Our metrics have no intrinsic meaning to machines, which only identify relationships that are conditioned on the data that is given to them. For this reason, machine learning is not a substitute for human marketing efforts–it needs to be a complement to our judgement. It isn’t a panacea, and it doesn’t even necessarily make our processes easier. Perhaps, though, machine learning does make our processes more effective. And we can and should test for that.
Machine learning is about prediction and estimation. It’s building a policy based on our hypothesis that our program is going to do better than random guessing or better than us writing the logic for ourselves. So the efficacy of a program (how much return we achieve), for either the machine learning or the person-written logic, should be tested and confirmed.
What you want to do is a split test, the same as you would for business rules. You can add an extra arm (for example, “all of the users selected under a targeting rule like machine learning”) to an A/B test.

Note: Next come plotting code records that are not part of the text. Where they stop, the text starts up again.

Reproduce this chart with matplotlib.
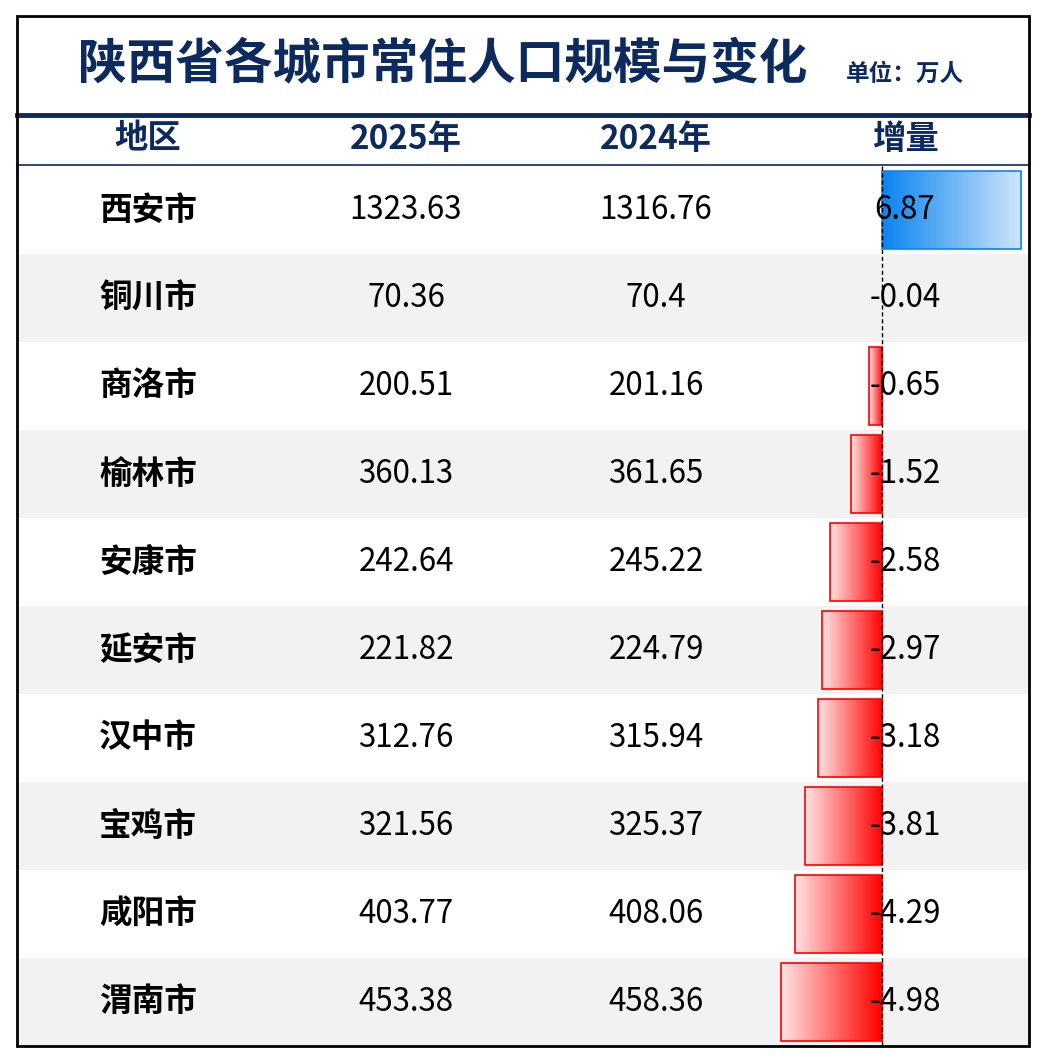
import matplotlib
matplotlib.use("Agg")
import matplotlib.pyplot as plt
import numpy as np
from matplotlib.patches import Rectangle
from matplotlib.colors import LinearSegmentedColormap

plt.rcParams['font.family'] = ['Noto Sans CJK SC', 'DejaVu Sans']

regions = ["西安市", "铜川市", "商洛市", "榆林市", "安康市", "延安市", "汉中市", "宝鸡市", "咸阳市", "渭南市"]
pop_2025 = [1323.63, 70.36, 200.51, 360.13, 242.64, 221.82, 312.76, 321.56, 403.77, 453.38]
pop_2024 = [1316.76, 70.4, 201.16, 361.65, 245.22, 224.79, 315.94, 325.37, 408.06, 458.36]
change = [6.87, -0.04, -0.65, -1.52, -2.58, -2.97, -3.18, -3.81, -4.29, -4.98]
headers = ["地区", "2025年", "2024年", "增量"]
title = "陕西省各城市常住人口规模与变化"
unit = "单位：万人"

W, H = 1046, 1062
fig = plt.figure(figsize=(W / 100, H / 100), dpi=100)
ax = fig.add_axes([0, 0, 1, 1])
ax.set_xlim(0, W)
ax.set_ylim(H, 0)
ax.axis("off")

navy = "#0d2a5e"
left, right, top, bottom = 17, 1029, 16, 1046
row_top, row_h = 166, 88
col_x = [148, 406, 656, 905]
zero_x, scale = 882, 20.25

for i in range(len(regions)):
    y0 = row_top + i * row_h
    if i % 2 == 1:
        ax.add_patch(Rectangle((left, y0), right - left, row_h, facecolor="#f2f2f2", edgecolor="none", zorder=0))

blue_cmap = LinearSegmentedColormap.from_list("b", ["#0a84f0", "#cfe6fb"])
red_cmap = LinearSegmentedColormap.from_list("r", ["#ffe3e3", "#ff0000"])
grad = np.linspace(0, 1, 256).reshape(1, -1)

for i, (r, a, b, c) in enumerate(zip(regions, pop_2025, pop_2024, change)):
    yc = row_top + i * row_h + row_h / 2
    x0, x1 = sorted([zero_x, zero_x + c * scale])
    by0, by1 = yc - 39, yc + 39
    cmap = blue_cmap if c >= 0 else red_cmap
    ec = "#0a84f0" if c >= 0 else "#ff0000"
    if x1 - x0 > 2:
        im = ax.imshow(grad, cmap=cmap, extent=(x0, x1, by1, by0), aspect="auto", zorder=1)
        rect = Rectangle((x0, by0), x1 - x0, by1 - by0, facecolor="none", edgecolor=ec, lw=1.2, zorder=2)
        ax.add_patch(rect)
        im.set_clip_path(rect)
    ax.text(col_x[0], yc, r, ha="center", va="center", fontsize=23.5, fontweight="bold", color="black", zorder=3)
    ax.text(col_x[1], yc, f"{a:g}", ha="center", va="center", fontsize=22.5, color="black", zorder=3)
    ax.text(col_x[2], yc, f"{b:g}", ha="center", va="center", fontsize=22.5, color="black", zorder=3)
    ax.text(col_x[3], yc, f"{c:g}", ha="center", va="center", fontsize=22.5, color="black", zorder=3)

ax.plot([zero_x, zero_x], [row_top, bottom], color="black", lw=1, ls=(0, (3, 2)), zorder=4)

for x, h in zip(col_x, headers):
    ax.text(x, 139, h, ha="center", va="center", fontsize=24, fontweight="bold", color=navy)

ax.plot([left, right], [115, 115], color=navy, lw=3.5)
ax.plot([left, right], [165, 165], color=navy, lw=1.2)

ax.text(443, 64, title, ha="center", va="center", fontsize=35, fontweight="bold", color=navy)
ax.text(905, 74, unit, ha="center", va="center", fontsize=17, fontweight="bold", color=navy)

ax.add_patch(Rectangle((left, top), right - left, bottom - top, facecolor="none", edgecolor="black", lw=2, zorder=5))

fig.savefig("out.png", dpi=100)
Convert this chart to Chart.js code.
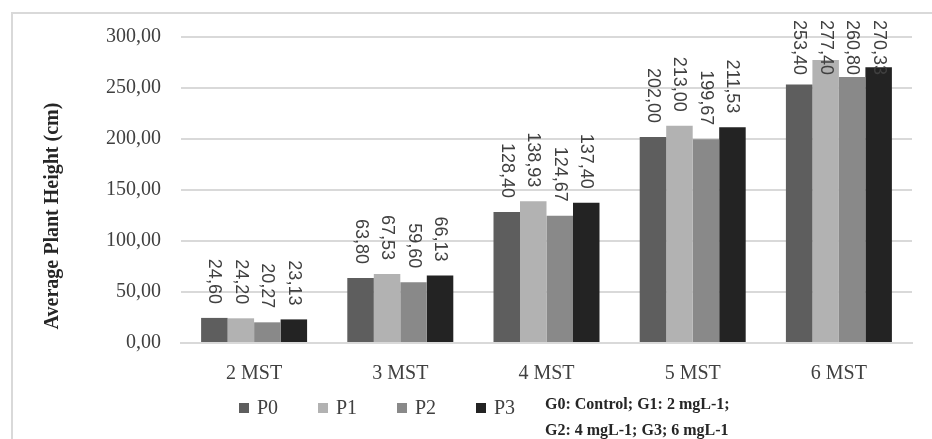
<!DOCTYPE html>
<html>
<head>
<meta charset="utf-8">
<script src="https://cdn.jsdelivr.net/npm/chart.js@4.4.0/dist/chart.umd.min.js"></script>
<style>
    html, body { margin: 0; padding: 0; background: #fff; }
    #contenedor { position: relative; width: 932px; height: 439px; }
</style>
</head>
<body>
<div id="contenedor"><canvas id="grafico-altura"></canvas></div>
<script>
// Datos: altura media de la planta por mes y tratamiento
const categorias = ["2 MST", "3 MST", "4 MST", "5 MST", "6 MST"];
const series = ["P0", "P1", "P2", "P3"];
const valoresP0 = [24.60, 63.80, 128.40, 202.00, 253.40];
const valoresP1 = [24.20, 67.53, 138.93, 213.00, 277.40];
const valoresP2 = [20.27, 59.60, 124.67, 199.67, 260.80];
const valoresP3 = [23.13, 66.13, 137.40, 211.53, 270.33];
const colores = ["#5e5e5e", "#b2b2b2", "#898989", "#232323"];
const ejeMin = 0, ejeMax = 300, ejePaso = 50;
const tituloY = "Average Plant Height (cm)";
const nota = ["G0: Control; G1: 2 mgL-1;", "G2: 4 mgL-1; G3; 6 mgL-1"];

const serif = '"Liberation Serif", "Times New Roman", serif';
const sans = '"Liberation Sans", Arial, sans-serif';

// número con coma decimal: 24.6 -> "24,60"
function formato(v) {
    return v.toFixed(2).replace(".", ",");
}

const datasets = [valoresP0, valoresP1, valoresP2, valoresP3].map((vals, i) => ({
    label: series[i],
    data: vals,
    backgroundColor: colores[i],
    borderWidth: 0,
    categoryPercentage: 0.725,
    barPercentage: 1.0
}));

// marco, título del eje, etiquetas de valor, leyenda y nota
const extras = {
    id: "extras",
    beforeDraw(chart) {
        const ctx = chart.ctx;
        ctx.save();
        ctx.strokeStyle = "#d9d9d9";
        ctx.lineWidth = 2;
        ctx.beginPath();
        ctx.moveTo(12, 439);
        ctx.lineTo(12, 13);
        ctx.lineTo(932, 13);
        ctx.stroke();
        ctx.restore();
    },
    afterDatasetsDraw(chart) {
        const ctx = chart.ctx;
        ctx.save();
        ctx.font = "18px " + sans;
        ctx.fillStyle = "#404040";
        ctx.textAlign = "left";
        ctx.textBaseline = "middle";
        chart.data.datasets.forEach((ds, i) => {
            chart.getDatasetMeta(i).data.forEach((barra, j) => {
                const txt = formato(ds.data[j]);
                const w = ctx.measureText(txt).width;
                let arriba = barra.y - 14 - w;
                if (arriba < 20) arriba = 20;
                ctx.save();
                ctx.translate(barra.x, arriba);
                ctx.rotate(Math.PI / 2);
                ctx.fillText(txt, 0, 0);
                ctx.restore();
            });
        });
        ctx.restore();
    },
    afterDraw(chart) {
        const ctx = chart.ctx;
        ctx.save();
        // título eje Y
        ctx.font = "bold 20px " + serif;
        ctx.fillStyle = "#262626";
        ctx.textAlign = "center";
        ctx.textBaseline = "middle";
        ctx.translate(53, 216);
        ctx.rotate(-Math.PI / 2);
        ctx.fillText(tituloY, 0, 0);
        ctx.restore();

        // leyenda
        ctx.save();
        ctx.font = "20px " + serif;
        ctx.textAlign = "left";
        ctx.textBaseline = "middle";
        chart.data.datasets.forEach((ds, i) => {
            const x = 239 + i * 79;
            ctx.fillStyle = ds.backgroundColor;
            ctx.fillRect(x, 403, 10, 10);
            ctx.fillStyle = "#404040";
            ctx.fillText(ds.label, x + 18, 409);
        });

        // nota de tratamientos
        ctx.font = "bold 16px " + serif;
        ctx.fillStyle = "#262626";
        ctx.fillText(nota[0], 545, 405);
        ctx.fillText(nota[1], 545, 431);
        ctx.restore();
    }
};

const ctx = document.getElementById("grafico-altura").getContext("2d");
new Chart(ctx, {
    type: "bar",
    data: {
        labels: categorias,
        datasets: datasets
    },
    options: {
        responsive: true,
        maintainAspectRatio: false,
        animation: false,
        layout: {
            padding: { left: 0, right: 20, top: 37, bottom: 0 }
        },
        plugins: {
            legend: { display: false },
            tooltip: { enabled: false }
        },
        scales: {
            x: {
                grid: { display: false },
                border: { display: true, color: "#d9d9d9", width: 2 },
                ticks: {
                    color: "#404040",
                    font: { family: serif, size: 20 },
                    padding: 11,
                    maxRotation: 0
                },
                afterFit(scale) { scale.height = 96; }
            },
            y: {
                min: ejeMin,
                max: ejeMax,
                ticks: {
                    stepSize: ejePaso,
                    color: "#404040",
                    font: { family: serif, size: 20 },
                    padding: 20,
                    callback: v => formato(v)
                },
                grid: { color: "#d9d9d9", lineWidth: 2, drawTicks: false },
                border: { display: false },
                afterFit(scale) { scale.width = 181; }
            }
        }
    },
    plugins: [extras]
});
</script>
</body>
</html>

In this way, you can test for answers such as how much extra return do I get from using predictive targeting over just randomly selecting? or how much extra return do I get from using predictive targeting than if we just picked the single best option?
You want to make sure the extra return is worth the hassle (i.e., worth the complexity/cost involved in automating the task vs. the time and resources involved in manually writing the program). You can size the opportunity and determine the payoff you want to get, rather than just jumping into machine learning. The value of the analysts is doing this analysis to determine how to prioritize the work.
How do you know when you’re ready to use machine learning?
Whether your business is ready or not for machine learning depends on what the problem is that your organization is attempting to solve and the level of sophistication within the organization. Are you an organization that is trying to improve its process long term? Are you aware of the needs and benefits of machine learning or are you, essentially, objectifying the resource and virtue signalling your sophistication by leaping onto the machine learning bandwagon?
Jumping in without giving thought to the particular processes you’re attempting to improve is simply asking for disaster. Payoff does not happen right away, and figuring out how to scale an integration may depend on bespoke points of achievement. In other words, payoff will come over time as capacity builds and as an organization, culturally, learns how to think in terms of how machine learning can help improve processes.